Now aged 39, she has earned a place in Team GB for the second time in four years and will compete in the Duathlon Championships in Romania this summer, the Liverpool Echo reports.
She said: "It all started when I was a student and I was working part-time for McDonald's to get a wage.
"I put on weight with the lifestyle of a student where you're going out drinking and eating what you want, doing what you want and the weight just piled on.
"Then came a time when I just thought 'enough's enough'. I'd put like four stone on and I needed to lose weight.
"I didn't feel good in myself and I couldn't even run to the end of the road.
"I can remember it like it was yesterday.
"If someone said to me 'you're going to run a mile' it would have been like me running a marathon.
"I had to do aerobics once a week to build myself up and then when I felt confident enough I joined the gym.
"There were some friends at the gym who asked me to do a triathlon with them and I was just like 'oh yeh, whatever' but I did it, managed to get around and I loved it, hated it but loved it.
"That's what got me to love triathlons.
"I was training through pregnancies because I refused to let that stop me and I didn't want to put the weight back on so I trained safely and then in between my pregnancies I continued to do my triathlons. I kept fit."
After continuously earning a place on the podium in competitive events, Lizz was told she should try qualifying for Great Britain's Age Group Team.
The age group teams compete at a non-elite level but have 20 different groups where people can qualify depending on their age.
Lizz competed in her first triathlon in 2009 and just nine years later was competing in Glasgow at the European Championships.

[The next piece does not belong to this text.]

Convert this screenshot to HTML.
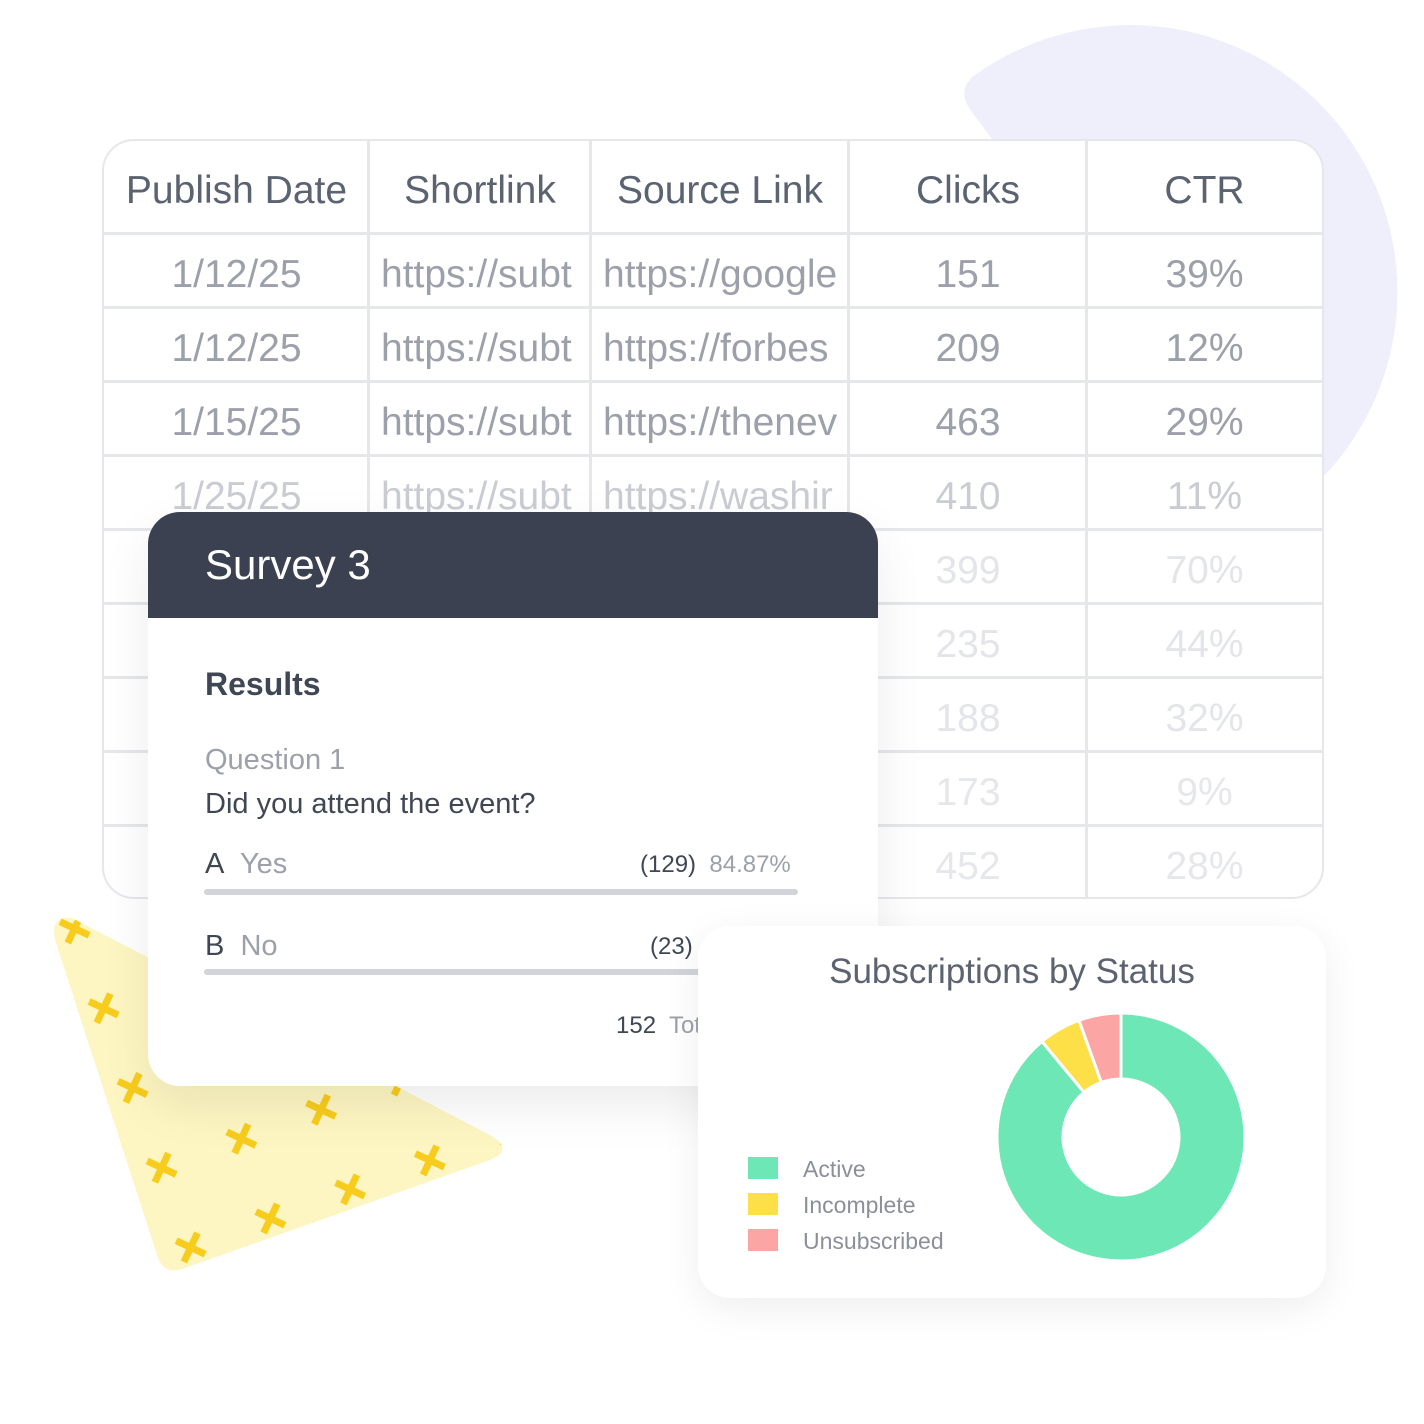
<!DOCTYPE html>
<html><head><meta charset="utf-8"><style>
body{margin:0;width:1424px;height:1424px;background:#fff;position:relative;overflow:hidden;font-family:"Liberation Sans",sans-serif}
.a{position:absolute}
.cell{position:absolute;white-space:nowrap;overflow:hidden;text-align:center;transform:translateY(-50%)}
.vl{position:absolute;width:3px;background:#e6e7eb}
.hl{position:absolute;height:3px;background:#e6e7eb;left:102px;width:1220px}
</style></head><body>
<svg class="a" style="left:0;top:0" width="1424" height="1424">
<path d="M975 75 A267 267 0 1 1 1000 525 L1000 150 L972 112 Q955 90 975 75Z" fill="#efeffc"/>
</svg>
<div class="a" id="tbl" style="left:102px;top:139px;width:1218px;height:756px;border:2px solid #e6e7eb;border-radius:32px;background:#fff;overflow:hidden"></div>

<svg class="a" style="left:0;top:0" width="1424" height="1424">
<defs><pattern id="px" width="120" height="120" patternUnits="userSpaceOnUse" patternTransform="rotate(25) translate(10 0)">
<path d="M14 30h32M30 14v32M74 90h32M90 74v32" stroke="#f8cc1c" stroke-width="7"/></pattern></defs>
<path d="M72 918 L490 1135 Q515 1150 490 1160 L185 1268 Q165 1276 158 1258 L55 940 Q50 915 72 918Z" fill="#fdf6c2"/>
<path d="M72 918 L490 1135 Q515 1150 490 1160 L185 1268 Q165 1276 158 1258 L55 940 Q50 915 72 918Z" fill="url(#px)"/>
</svg>

<div class="a" style="left:148px;top:512px;width:730px;height:574px;border-radius:32px;background:#fff;box-shadow:0 20px 50px rgba(0,0,0,0.08);overflow:hidden">
 <div class="a" style="left:0;top:0;width:730px;height:106px;background:#3b4150"></div>
 <div class="a" style="left:57px;top:29px;color:#fff;font-size:42px">Survey 3</div>
 <div class="a" style="left:57px;top:154px;color:#3f4654;font-size:32px;font-weight:bold">Results</div>
 <div class="a" style="left:57px;top:232px;color:#9ca0aa;font-size:29px">Question 1</div>
 <div class="a" style="left:57px;top:276px;color:#3f4654;font-size:29px">Did you attend the event?</div>
 <div class="a" style="left:57px;top:336px;font-size:29px;color:#3f4654">A&nbsp; <span style="color:#9ca0aa">Yes</span></div>
 <div class="a" style="left:492px;top:339px;font-size:24px;color:#3f4654">(129)&nbsp; <span style="color:#9ca0aa">84.87%</span></div>
 <div class="a" style="left:56px;top:377px;width:594px;height:6px;border-radius:3px;background:#d1d4da"></div>
 <div class="a" style="left:57px;top:418px;font-size:29px;color:#3f4654">B&nbsp; <span style="color:#9ca0aa">No</span></div>
 <div class="a" style="left:502px;top:421px;font-size:24px;color:#3f4654">(23)</div>
 <div class="a" style="left:56px;top:457px;width:594px;height:6px;border-radius:3px;background:#d1d4da"></div>
 <div class="a" style="left:468px;top:500px;font-size:24px;color:#3f4654">152&nbsp; <span style="color:#9ca0aa">Total</span></div>
</div>

<div class="a" style="left:698px;top:926px;width:628px;height:372px;border-radius:32px;background:#fff;box-shadow:0 10px 40px rgba(0,0,0,0.07)">
 <div class="a" style="left:0;width:628px;text-align:center;top:26px;font-size:35px;color:#5b6270">Subscriptions by Status</div>
 <div id="legend"></div>
 <svg id="donut" class="a" style="left:0;top:0" width="628" height="372"></svg>
</div>

<script>
const headers=["Publish Date","Shortlink","Source Link","Clicks","CTR"];
const dates=["1/12/25","1/12/25","1/15/25","1/25/25","","","","",""];
const shortlinks=["https://subt","https://subt","https://subt","https://subt","","","","",""];
const sources=["https://google","https://forbes","https://thenev","https://washir","","","","",""];
const clicks=[151,209,463,410,399,235,188,173,452];
const ctr=["39%","12%","29%","11%","70%","44%","32%","9%","28%"];
const tbl=document.getElementById('tbl');
const colX=[0,265,487,745,983,1218];
const rowColors=["#9ca0aa","#9ca0aa","#9ca0aa","#c9ccd2","#e3e5e9","#e3e5e9","#e3e5e9","#e6e7eb","#e6e7eb"];
for(let i=1;i<5;i++){const v=document.createElement('div');v.className='vl';v.style.left=(colX[i]-2)+'px';v.style.top='0';v.style.height='760px';

tbl.appendChild(v);}
for(let r=0;r<9;r++){const h=document.createElement('div');h.className='hl';h.style.left='0';h.style.top=(91+r*74)+'px';

tbl.appendChild(h);}
function cell(txt,c,y,color,size,name,align){const d=document.createElement('div');d.className='cell';


d.textContent=txt;d.style.left=(colX[c]+(align?12:0))+'px';d.style.width=(colX[c+1]-colX[c]-(align?12:0))+'px';d.style.top=y+'px';d.style.color=color;d.style.fontSize=size+'px';if(align)d.style.textAlign='left';tbl.appendChild(d);}
headers.forEach((h,c)=>cell(h,c,50,"#5b6270",39,'column-header'));
for(let r=0;r<9;r++){const y=134+r*74,col=rowColors[r];
cell(dates[r],0,y,col,39,'publish-date-cell');
cell(shortlinks[r],1,y,col,39,'shortlink-cell',true);
cell(sources[r],2,y,col,39,'source-link-cell',true);
cell(String(clicks[r]),3,y,col,39,'clicks-cell');
cell(ctr[r],4,y,col,39,'ctr-cell');}

const statuses=["Active","Incomplete","Unsubscribed"];
const counts=[89,5.5,5.5];
const colors=["#6ee7b7","#fddf47","#fca5a5"];
const lg=document.getElementById('legend');
statuses.forEach((s,i)=>{const sw=document.createElement('div');sw.className='a';


sw.style.cssText=`left:50px;top:${231+i*36}px;width:30px;height:22px;background:${colors[i]}`;lg.appendChild(sw);
const t=document.createElement('div');t.className='a';


t.style.cssText=`left:105px;top:${230+i*36}px;font-size:23px;color:#8a8f99`;t.textContent=s;lg.appendChild(t);});
const svg=document.getElementById('donut');const cx=423,cy=211,R=124,r0=58;
const tot=counts.reduce((a,b)=>a+b,0);let a0=0;
counts.forEach((v,i)=>{const a1=a0+v/tot*2*Math.PI;
const p=(a,rr)=>[cx+rr*Math.sin(a),cy-rr*Math.cos(a)];
const [x1,y1]=p(a0,R),[x2,y2]=p(a1,R),[x3,y3]=p(a1,r0),[x4,y4]=p(a0,r0);const lf=(a1-a0)>Math.PI?1:0;
const path=document.createElementNS('http://www.w3.org/2000/svg','path');
path.setAttribute('d',`M${x1} ${y1}A${R} ${R} 0 ${lf} 1 ${x2} ${y2}L${x3} ${y3}A${r0} ${r0} 0 ${lf} 0 ${x4} ${y4}Z`);
path.setAttribute('fill',colors[i]);path.setAttribute('stroke','#fff');path.setAttribute('stroke-width','3');


svg.appendChild(path);a0=a1;});
</script>
</body></html>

Now a mum-of-three, Lizz starts her training at 4am before her daughter, one, and two sons, five and six, even wake up.
She said: "A lot of athletes won't have children so young. A lot of them have to train twice a day and do what they want.
"Whereas I have three children all under seven so to find the time train means I have to get up early at four o'clock in the morning to do my training around my family life."